BofA's stock plunge turns up heat on Lewis

Bank of America Corp. shares fell a punishing 29 percent on Tuesday, the biggest one-day percentage drop in the bank's share price since at least the mid-1980s, as analysts lowered future profit estimates for the bank and more worries emerged about the U.S. financial system.

The steep drop in the stock price puts more pressure on chief executive Ken Lewis, who on Friday disclosed the bank's first quarterly loss in 17 years and a new round of government assistance largely spurred by his troubled acquisition of brokerage Merrill Lynch & Co.

The bank's shares, which closed Tuesday at $5.10, have now lost nearly 85 percent of their value since the deal was announced. That has spurred increasing rancor among investors as well as employees, thousands of whom are losing their jobs as part of the Merrill acquisition.

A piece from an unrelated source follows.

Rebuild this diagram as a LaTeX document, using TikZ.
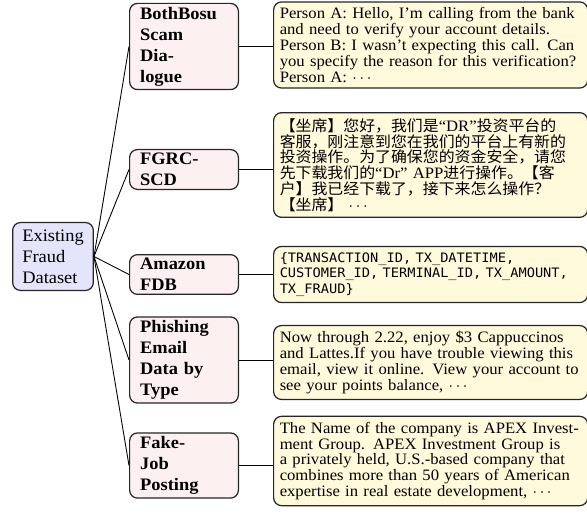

Lewis faces a major credibility gap with investors after he disclosed the bank began learning of rising Merrill losses last month but proceeded with the merger anyway under pressure from regulators. Former bank executives speculated the board could consider replacing Lewis as a way to assuage shareholders and stabilize the stock price. While they said he has lost the support of many employees, they also noted he has persevered through past tough times, including early criticism of his FleetBoston Financial Corp. acquisition in 2004.